== PROVIDED RECORDS ==
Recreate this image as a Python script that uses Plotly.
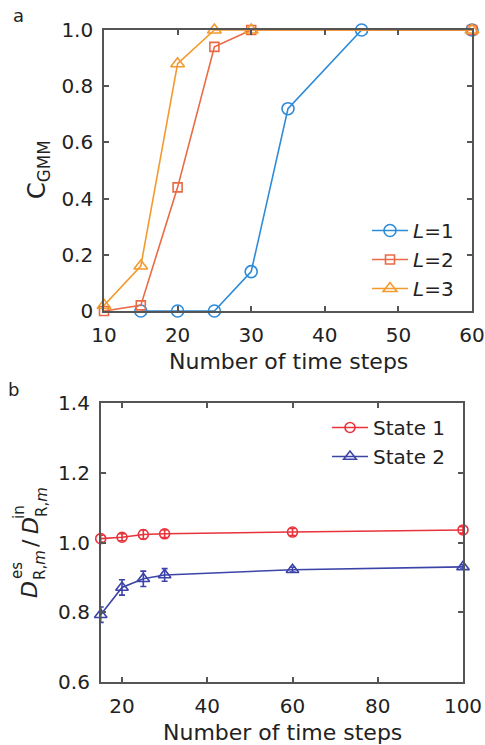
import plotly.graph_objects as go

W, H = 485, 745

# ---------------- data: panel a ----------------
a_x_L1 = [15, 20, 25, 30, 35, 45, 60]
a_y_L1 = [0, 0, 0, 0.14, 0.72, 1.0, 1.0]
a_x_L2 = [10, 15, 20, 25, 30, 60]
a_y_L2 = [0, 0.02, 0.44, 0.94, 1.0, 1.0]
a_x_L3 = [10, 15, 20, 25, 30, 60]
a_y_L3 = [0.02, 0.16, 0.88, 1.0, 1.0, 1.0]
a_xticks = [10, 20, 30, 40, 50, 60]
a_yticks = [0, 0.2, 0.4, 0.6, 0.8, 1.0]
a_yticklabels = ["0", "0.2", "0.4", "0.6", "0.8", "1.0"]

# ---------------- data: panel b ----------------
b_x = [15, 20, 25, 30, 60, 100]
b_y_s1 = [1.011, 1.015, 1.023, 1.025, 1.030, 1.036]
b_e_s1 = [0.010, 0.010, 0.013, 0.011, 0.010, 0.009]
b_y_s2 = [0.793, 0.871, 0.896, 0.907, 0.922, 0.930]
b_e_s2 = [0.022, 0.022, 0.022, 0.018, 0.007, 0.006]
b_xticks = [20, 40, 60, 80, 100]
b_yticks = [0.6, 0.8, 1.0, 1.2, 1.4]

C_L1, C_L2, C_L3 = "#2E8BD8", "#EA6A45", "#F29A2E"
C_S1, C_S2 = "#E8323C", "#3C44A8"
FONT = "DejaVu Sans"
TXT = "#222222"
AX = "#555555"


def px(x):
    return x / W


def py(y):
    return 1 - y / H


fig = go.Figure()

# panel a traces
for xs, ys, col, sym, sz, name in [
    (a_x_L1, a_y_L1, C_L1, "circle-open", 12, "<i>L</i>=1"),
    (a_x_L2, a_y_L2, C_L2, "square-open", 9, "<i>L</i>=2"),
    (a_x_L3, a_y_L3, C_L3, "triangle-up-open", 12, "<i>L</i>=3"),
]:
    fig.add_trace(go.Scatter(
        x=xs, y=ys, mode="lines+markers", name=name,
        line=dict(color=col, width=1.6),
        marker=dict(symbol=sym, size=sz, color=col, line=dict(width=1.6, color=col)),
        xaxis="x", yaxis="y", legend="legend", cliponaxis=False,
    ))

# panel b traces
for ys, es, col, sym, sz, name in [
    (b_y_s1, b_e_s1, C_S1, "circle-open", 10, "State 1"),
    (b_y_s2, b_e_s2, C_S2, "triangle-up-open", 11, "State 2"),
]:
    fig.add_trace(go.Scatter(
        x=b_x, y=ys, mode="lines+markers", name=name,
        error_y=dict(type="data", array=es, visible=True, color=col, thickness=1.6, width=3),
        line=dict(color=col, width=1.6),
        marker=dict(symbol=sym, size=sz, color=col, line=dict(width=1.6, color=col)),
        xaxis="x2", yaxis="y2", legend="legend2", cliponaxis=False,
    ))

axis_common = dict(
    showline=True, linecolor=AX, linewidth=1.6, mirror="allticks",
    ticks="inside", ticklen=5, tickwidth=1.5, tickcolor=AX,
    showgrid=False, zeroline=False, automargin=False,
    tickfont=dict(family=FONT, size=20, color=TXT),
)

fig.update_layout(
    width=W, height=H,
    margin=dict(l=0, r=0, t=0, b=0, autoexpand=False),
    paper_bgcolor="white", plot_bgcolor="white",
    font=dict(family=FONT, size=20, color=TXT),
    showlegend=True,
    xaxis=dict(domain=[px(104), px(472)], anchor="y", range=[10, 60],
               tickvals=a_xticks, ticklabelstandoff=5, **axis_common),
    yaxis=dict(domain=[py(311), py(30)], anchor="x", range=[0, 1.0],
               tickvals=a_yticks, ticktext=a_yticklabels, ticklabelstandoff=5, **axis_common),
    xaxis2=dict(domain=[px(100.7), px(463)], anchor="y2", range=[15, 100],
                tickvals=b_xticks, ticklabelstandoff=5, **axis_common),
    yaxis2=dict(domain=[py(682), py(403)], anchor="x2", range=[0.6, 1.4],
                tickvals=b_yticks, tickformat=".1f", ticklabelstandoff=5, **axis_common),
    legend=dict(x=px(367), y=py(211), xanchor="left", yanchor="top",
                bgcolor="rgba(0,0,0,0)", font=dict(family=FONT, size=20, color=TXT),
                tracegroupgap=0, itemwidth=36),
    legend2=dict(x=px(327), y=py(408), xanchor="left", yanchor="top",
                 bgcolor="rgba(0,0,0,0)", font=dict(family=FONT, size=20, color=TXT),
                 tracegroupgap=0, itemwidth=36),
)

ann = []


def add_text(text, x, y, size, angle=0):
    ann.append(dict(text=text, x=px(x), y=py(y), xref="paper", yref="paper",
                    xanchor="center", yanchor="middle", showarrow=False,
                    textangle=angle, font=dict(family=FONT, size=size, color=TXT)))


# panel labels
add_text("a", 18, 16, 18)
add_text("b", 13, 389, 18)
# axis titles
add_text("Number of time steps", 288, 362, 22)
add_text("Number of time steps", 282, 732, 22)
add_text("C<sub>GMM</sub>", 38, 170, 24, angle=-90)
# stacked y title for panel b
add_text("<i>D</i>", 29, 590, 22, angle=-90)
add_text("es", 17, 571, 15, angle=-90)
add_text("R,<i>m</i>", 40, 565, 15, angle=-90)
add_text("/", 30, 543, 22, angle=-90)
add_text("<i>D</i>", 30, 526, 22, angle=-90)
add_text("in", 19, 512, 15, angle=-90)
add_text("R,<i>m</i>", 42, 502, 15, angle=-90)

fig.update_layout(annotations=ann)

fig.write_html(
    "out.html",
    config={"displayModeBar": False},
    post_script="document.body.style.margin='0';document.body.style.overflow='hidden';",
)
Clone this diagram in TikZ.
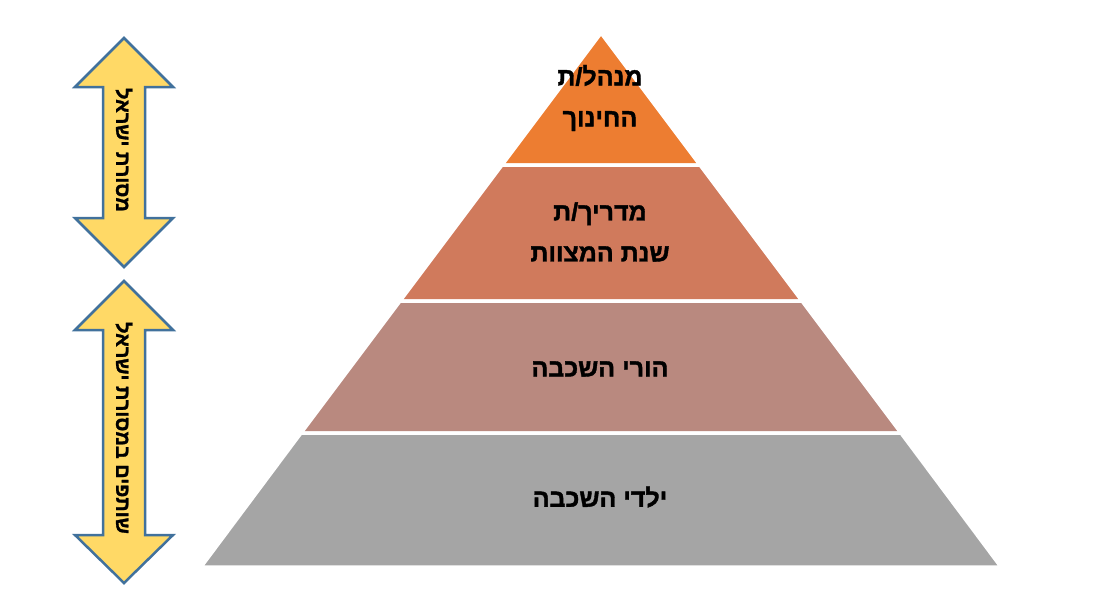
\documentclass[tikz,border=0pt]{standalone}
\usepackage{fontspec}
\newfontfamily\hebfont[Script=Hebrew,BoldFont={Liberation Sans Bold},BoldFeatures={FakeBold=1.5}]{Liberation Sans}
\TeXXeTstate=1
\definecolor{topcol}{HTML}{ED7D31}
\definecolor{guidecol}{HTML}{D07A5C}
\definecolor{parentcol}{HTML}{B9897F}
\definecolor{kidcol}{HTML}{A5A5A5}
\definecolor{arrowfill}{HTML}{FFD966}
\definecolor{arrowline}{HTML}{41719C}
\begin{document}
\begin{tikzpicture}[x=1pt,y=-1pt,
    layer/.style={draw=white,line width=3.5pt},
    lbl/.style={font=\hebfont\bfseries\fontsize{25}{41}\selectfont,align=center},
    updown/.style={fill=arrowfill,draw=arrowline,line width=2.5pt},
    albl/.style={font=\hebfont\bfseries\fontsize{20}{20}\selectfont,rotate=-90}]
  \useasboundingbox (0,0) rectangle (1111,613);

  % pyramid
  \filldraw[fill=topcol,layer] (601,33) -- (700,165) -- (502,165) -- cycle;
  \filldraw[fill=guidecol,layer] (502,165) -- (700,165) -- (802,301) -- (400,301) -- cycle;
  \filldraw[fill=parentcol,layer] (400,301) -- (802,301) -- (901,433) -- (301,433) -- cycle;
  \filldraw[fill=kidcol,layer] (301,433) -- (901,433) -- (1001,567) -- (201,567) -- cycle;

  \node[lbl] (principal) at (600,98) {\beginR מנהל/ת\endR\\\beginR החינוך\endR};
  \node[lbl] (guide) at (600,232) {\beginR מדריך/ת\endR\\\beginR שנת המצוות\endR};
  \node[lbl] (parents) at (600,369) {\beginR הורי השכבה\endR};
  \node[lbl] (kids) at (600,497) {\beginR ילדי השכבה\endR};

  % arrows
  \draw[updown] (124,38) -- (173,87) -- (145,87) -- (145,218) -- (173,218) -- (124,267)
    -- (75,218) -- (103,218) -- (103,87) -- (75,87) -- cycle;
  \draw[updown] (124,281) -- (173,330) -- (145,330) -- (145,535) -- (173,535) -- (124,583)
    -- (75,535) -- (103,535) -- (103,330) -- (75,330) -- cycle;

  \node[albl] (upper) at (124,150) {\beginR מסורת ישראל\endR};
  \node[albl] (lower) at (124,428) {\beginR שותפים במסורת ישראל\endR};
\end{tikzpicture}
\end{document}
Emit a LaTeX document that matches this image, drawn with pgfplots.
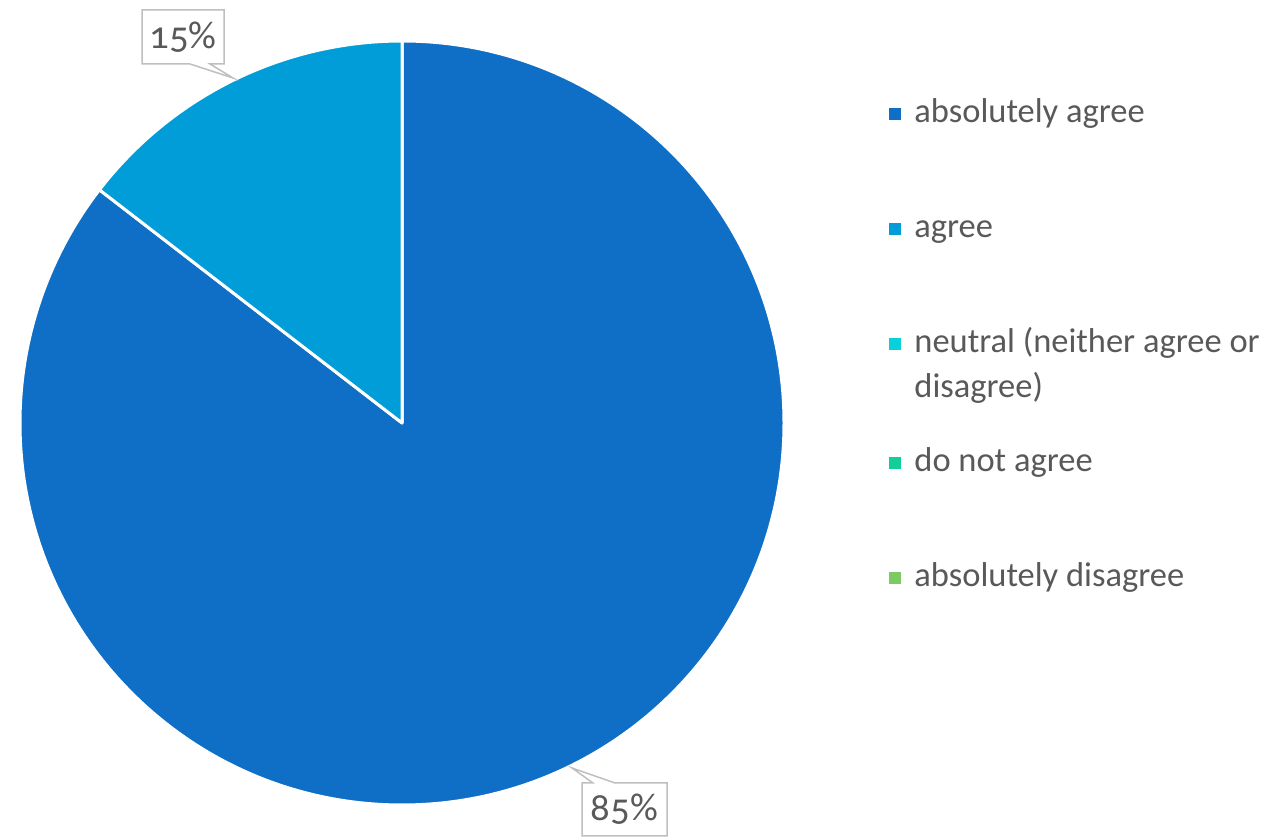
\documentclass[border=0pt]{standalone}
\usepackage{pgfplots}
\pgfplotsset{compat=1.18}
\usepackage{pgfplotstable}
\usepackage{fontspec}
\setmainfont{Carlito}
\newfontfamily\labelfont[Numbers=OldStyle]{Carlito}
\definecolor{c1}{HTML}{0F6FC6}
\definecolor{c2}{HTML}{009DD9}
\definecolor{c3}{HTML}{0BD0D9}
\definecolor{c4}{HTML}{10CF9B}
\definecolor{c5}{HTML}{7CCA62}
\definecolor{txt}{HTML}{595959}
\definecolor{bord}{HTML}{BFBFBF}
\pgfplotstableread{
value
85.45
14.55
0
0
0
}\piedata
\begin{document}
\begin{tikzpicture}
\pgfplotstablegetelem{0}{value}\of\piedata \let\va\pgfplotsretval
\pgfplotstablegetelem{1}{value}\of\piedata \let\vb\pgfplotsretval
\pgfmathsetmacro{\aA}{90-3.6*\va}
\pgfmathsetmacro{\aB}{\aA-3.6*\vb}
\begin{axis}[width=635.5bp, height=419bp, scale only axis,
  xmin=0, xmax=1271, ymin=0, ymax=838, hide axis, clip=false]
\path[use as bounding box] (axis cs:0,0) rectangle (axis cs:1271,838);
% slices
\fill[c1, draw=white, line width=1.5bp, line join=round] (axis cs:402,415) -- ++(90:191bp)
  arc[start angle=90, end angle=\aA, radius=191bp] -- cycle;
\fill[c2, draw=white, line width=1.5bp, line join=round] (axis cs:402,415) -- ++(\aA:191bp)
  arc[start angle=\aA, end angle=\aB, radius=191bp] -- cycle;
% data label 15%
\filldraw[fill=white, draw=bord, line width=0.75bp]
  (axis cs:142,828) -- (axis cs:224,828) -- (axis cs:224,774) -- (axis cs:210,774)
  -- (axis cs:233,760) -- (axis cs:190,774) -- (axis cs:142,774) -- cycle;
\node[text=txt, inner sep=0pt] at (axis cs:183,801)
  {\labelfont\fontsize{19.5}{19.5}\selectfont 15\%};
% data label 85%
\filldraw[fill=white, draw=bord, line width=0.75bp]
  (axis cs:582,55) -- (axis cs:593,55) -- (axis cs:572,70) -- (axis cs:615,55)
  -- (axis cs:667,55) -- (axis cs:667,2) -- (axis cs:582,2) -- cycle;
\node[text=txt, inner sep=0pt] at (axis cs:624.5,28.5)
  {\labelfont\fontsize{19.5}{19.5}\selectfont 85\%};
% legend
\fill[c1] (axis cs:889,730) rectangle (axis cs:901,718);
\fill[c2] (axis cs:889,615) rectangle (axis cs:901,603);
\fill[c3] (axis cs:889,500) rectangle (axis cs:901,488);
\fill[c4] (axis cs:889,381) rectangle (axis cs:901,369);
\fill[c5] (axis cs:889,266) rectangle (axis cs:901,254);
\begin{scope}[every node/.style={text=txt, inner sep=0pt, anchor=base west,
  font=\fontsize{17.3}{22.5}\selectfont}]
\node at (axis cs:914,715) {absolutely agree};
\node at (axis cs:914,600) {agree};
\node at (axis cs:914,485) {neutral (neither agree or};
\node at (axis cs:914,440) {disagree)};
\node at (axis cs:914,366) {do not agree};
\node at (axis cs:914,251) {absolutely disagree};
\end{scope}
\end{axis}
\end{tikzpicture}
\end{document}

== WHAT THIS TASK INVOLVES ==
Please give again the entries word for word, starting at the first line and ending with the line that contains "W, H = 485, 745"; include both of those lines but none of the pictures.

== WORKED SOLUTION ==
Recreate this image as a Python script that uses Plotly.
import plotly.graph_objects as go

W, H = 485, 745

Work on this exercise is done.